Objective: Social media-based public health research is crucial for epidemic surveillance, but most studies identify relevant corpora with keyword matching. This study develops a system to streamline the process of curating colloquial medical dictionaries. We demonstrate the pipeline by curating a UMLS-colloquial symptom dictionary from COVID-19-related tweets as proof of concept. Methods: COVID-19-related tweets from February 1, 2020, to April 30, 2022 were used. The pipeline includes three modules: a named entity recognition module to detect symptoms in tweets; an entity normalization module to aggregate detected entities; and a mapping module that iteratively maps entities to Unified Medical Language System concepts. A random 500 entity sample were drawn from the final dictionary for accuracy validation. Additionally, we conducted a symptom frequency distribution analysis to compare our dictionary to a pre-defined lexicon from previous research. Results: We identified 498,480 unique symptom entity expressions from the tweets. Pre-processing reduces the number to 18,226. The final dictionary contains 38,175 unique expressions of symptoms that can be mapped to 966 UMLS concepts (accuracy = 95%). Symptom distribution analysis found that our dictionary detects more symptoms and is effective at identifying psychiatric disorders like anxiety and depression, often missed by pre-defined lexicons. Conclusion: This study advances public health research by implementing a novel, systematic pipeline for curating symptom lexicons from social media data. The final lexicon's high accuracy, validated by medical professionals, underscores the potential of this methodology to reliably interpret and categorize vast amounts of unstructured social media data into actionable medical insights across diverse linguistic and regional landscapes.

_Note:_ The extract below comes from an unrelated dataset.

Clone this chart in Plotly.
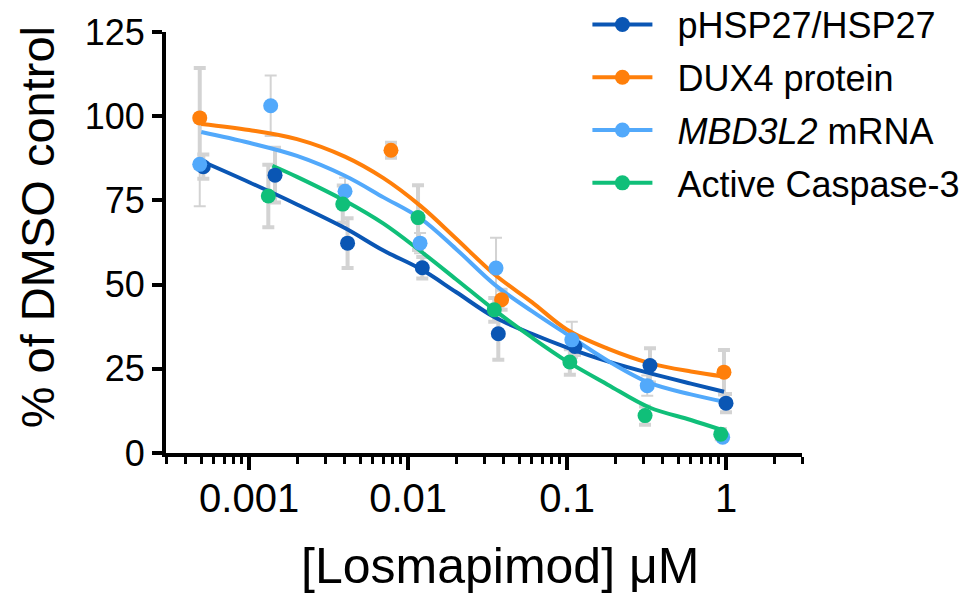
import plotly.graph_objects as go

# ---------------- data ----------------
SERIES_NAMES = ["pHSP27/HSP27", "DUX4 protein", "<i>MBD3L2</i> mRNA", "Active Caspase-3"]
SERIES_COLORS = ["#0a56b4", "#ff7f0a", "#52a9fb", "#10bf79"]
ERR_THICK = [4, 4, 2, 4]

# measured points (concentration in µM, % of DMSO control, SD)
hsp_x = [0.000515, 0.001455, 0.00416, 0.01227, 0.0369, 0.112, 0.332, 0.998]
hsp_y = [85.0, 82.5, 62.3, 55.0, 35.4, 31.6, 26.0, 14.8]
hsp_sd = [3.6, 8.1, 7.4, 3.2, 7.7, 2.5, 5.1, 2.7]

dux_x = [0.000489, 0.0078, 0.0387, 0.969]
dux_y = [99.5, 89.9, 45.5, 24.0]
dux_sd = [14.8, 2.2, 3.0, 6.6]

mbd_x = [0.000489, 0.001366, 0.00401, 0.01188, 0.0357, 0.107, 0.319, 0.951]
mbd_y = [85.7, 103.1, 77.7, 62.3, 54.9, 33.6, 20.0, 4.7]
mbd_sd = [12.4, 9.0, 4.0, 3.0, 9.0, 5.4, 3.0, 1.0]

cas_x = [0.00132, 0.00388, 0.01154, 0.0348, 0.104, 0.309, 0.925]
cas_y = [76.3, 73.9, 69.9, 42.5, 27.0, 11.1, 5.6]
cas_sd = [9.3, 5.5, 9.6, 3.5, 3.8, 2.7, 1.5]

# fitted curves
fit_x = [0.0005, 0.001, 0.002, 0.004, 0.007, 0.012, 0.02, 0.035, 0.06, 0.1, 0.18, 0.33, 0.6, 0.97]
hsp_fit = [86.7, 80.4, 73.8, 66.8, 60.1, 54.6, 47.8, 40.3, 35.4, 31.3, 27.2, 23.7, 20.6, 18.2]
dux_fit = [97.7, 95.9, 93.2, 88.0, 81.6, 73.3, 63.7, 53.0, 44.8, 36.6, 31.0, 26.7, 24.2, 22.7]
mbd_fit = [95.3, 92.1, 88.2, 82.3, 75.9, 69.6, 60.6, 50.0, 42.1, 35.2, 27.4, 20.8, 17.4, 15.2]
cas_fit_x = [0.0014, 0.002, 0.004, 0.007, 0.012, 0.02, 0.035, 0.06, 0.1, 0.18, 0.33, 0.6, 0.93]
cas_fit = [85.3, 82.0, 74.9, 68.1, 59.9, 51.6, 42.4, 34.3, 27.2, 20.3, 13.5, 9.8, 6.9]

# axis ticks
x_major = [0.001, 0.01, 0.1, 1]
x_major_text = ["0.001", "0.01", "0.1", "1"]
x_minor = [m * d for d in [0.0001, 0.001, 0.01, 0.1, 1] for m in range(2, 10) if 0.00029 < m * d < 3.01]
y_ticks = [0, 25, 50, 75, 100, 125]

FONT = "Liberation Sans, Arial, sans-serif"
PAD = "\u00a0\u00a0"  # gap between legend symbol and label

points = [(hsp_x, hsp_y, hsp_sd), (dux_x, dux_y, dux_sd), (mbd_x, mbd_y, mbd_sd), (cas_x, cas_y, cas_sd)]
curves = [(fit_x, hsp_fit), (fit_x, dux_fit), (fit_x, mbd_fit), (cas_fit_x, cas_fit)]

fig = go.Figure()

# error bars (behind curves)
for (px, py, psd), th in zip(points, ERR_THICK):
    fig.add_trace(go.Scatter(
        x=px, y=py, mode="markers",
        marker=dict(size=15, color="rgba(0,0,0,0)"),
        error_y=dict(type="data", array=psd, visible=True, color="#d3d3d3",
                     thickness=th, width=6),
        showlegend=False, hoverinfo="skip", cliponaxis=False))

# fitted curves
for (cx, cy), col in zip(curves, SERIES_COLORS):
    fig.add_trace(go.Scatter(
        x=cx, y=cy, mode="lines", line=dict(color=col, width=4, shape="spline", smoothing=1.0),
        showlegend=False, hoverinfo="skip"))

# markers
for (px, py, psd), col in zip(points, SERIES_COLORS):
    fig.add_trace(go.Scatter(
        x=px, y=py, mode="markers", marker=dict(size=15, color=col),
        showlegend=False, cliponaxis=False))

# legend entries
for i, (name, col) in enumerate(zip(SERIES_NAMES, SERIES_COLORS)):
    fig.add_trace(go.Scatter(
        x=[None], y=[None], mode="lines+markers", name=PAD + name, legendgroup=f"g{i}",
        line=dict(color=col, width=4), marker=dict(size=15, color=col)))

fig.update_layout(
    width=979, height=597,
    margin=dict(l=166, r=177, t=32, b=144, autoexpand=False),
    paper_bgcolor="white", plot_bgcolor="white",
    font=dict(family=FONT, color="black"),
    showlegend=True,
    legend=dict(x=0.6626, y=1.089, xanchor="left", yanchor="top",
                font=dict(size=36, family=FONT, color="black"),
                bgcolor="rgba(0,0,0,0)", traceorder="grouped", tracegroupgap=3,
                itemwidth=60, itemclick=False),
    xaxis=dict(type="log", range=[-3.5229, 0.4771],
               tickmode="array", tickvals=x_major, ticktext=x_major_text,
               ticks="outside", ticklen=13, tickwidth=3.5, tickcolor="black",
               showline=True, linecolor="black", linewidth=4,
               showgrid=False, zeroline=False, ticklabelstandoff=-6,
               tickfont=dict(size=40, family=FONT),
               minor=dict(tickmode="array", tickvals=x_minor, ticks="outside",
                          ticklen=7, tickwidth=3, tickcolor="black", showgrid=False)),
    yaxis=dict(range=[0, 125], tickmode="array", tickvals=y_ticks,
               ticks="outside", ticklen=10, tickwidth=3.5, tickcolor="black",
               showline=True, linecolor="black", linewidth=4,
               showgrid=False, zeroline=False,
               tickfont=dict(size=36, family=FONT)),
    annotations=[
        dict(text="% of DMSO control", textangle=-90, xref="paper", yref="paper",
             x=-0.203, y=0.536, xanchor="center", yanchor="middle", showarrow=False,
             font=dict(size=47, family=FONT)),
        dict(text="[Losmapimod] μM", xref="paper", yref="paper",
             x=0.525, y=-0.268, xanchor="center", yanchor="middle", showarrow=False,
             font=dict(size=50, family=FONT)),
    ],
)

fig.write_html("out.html")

翻译：目的：基于社交媒体的公共卫生研究对疫情监测至关重要，但多数研究依赖关键词匹配识别相关语料。本研究开发了一套系统，用以优化非正式医学术语词典的构建流程。我们以新冠肺炎相关推文为概念验证，通过该流程构建了统一医学语言系统（UMLS）-非正式症状词典。方法：采用2020年2月1日至2022年4月30日期间的新冠肺炎相关推文。该流程包含三个模块：命名实体识别模块（检测推文中的症状）、实体标准化模块（聚合检测到的实体）及映射模块（迭代将实体映射至统一医学语言系统概念）。从最终词典中随机抽取500个实体样本进行准确性验证，并通过症状频率分布分析，将本词典与既往研究的预定义词典进行对比。结果：从推文中识别出498,480个独特症状实体表达，经预处理减少至18,226个。最终词典收录38,175种可映射至966个UMLS概念的症状独特表达（准确率95%）。症状分布分析表明，本词典可检测更多症状类型，且能有效识别焦虑、抑郁等常被预定义词典遗漏的精神类疾病。结论：本研究通过构建基于社交媒体数据的创新型系统性症状词典流程，推动了公共卫生研究发展。经医学专家验证，该词典的高准确率凸显了该方法在跨语言及区域环境下，将海量非结构化社交媒体数据可靠解读并分类为可操作医疗见解的巨大潜力。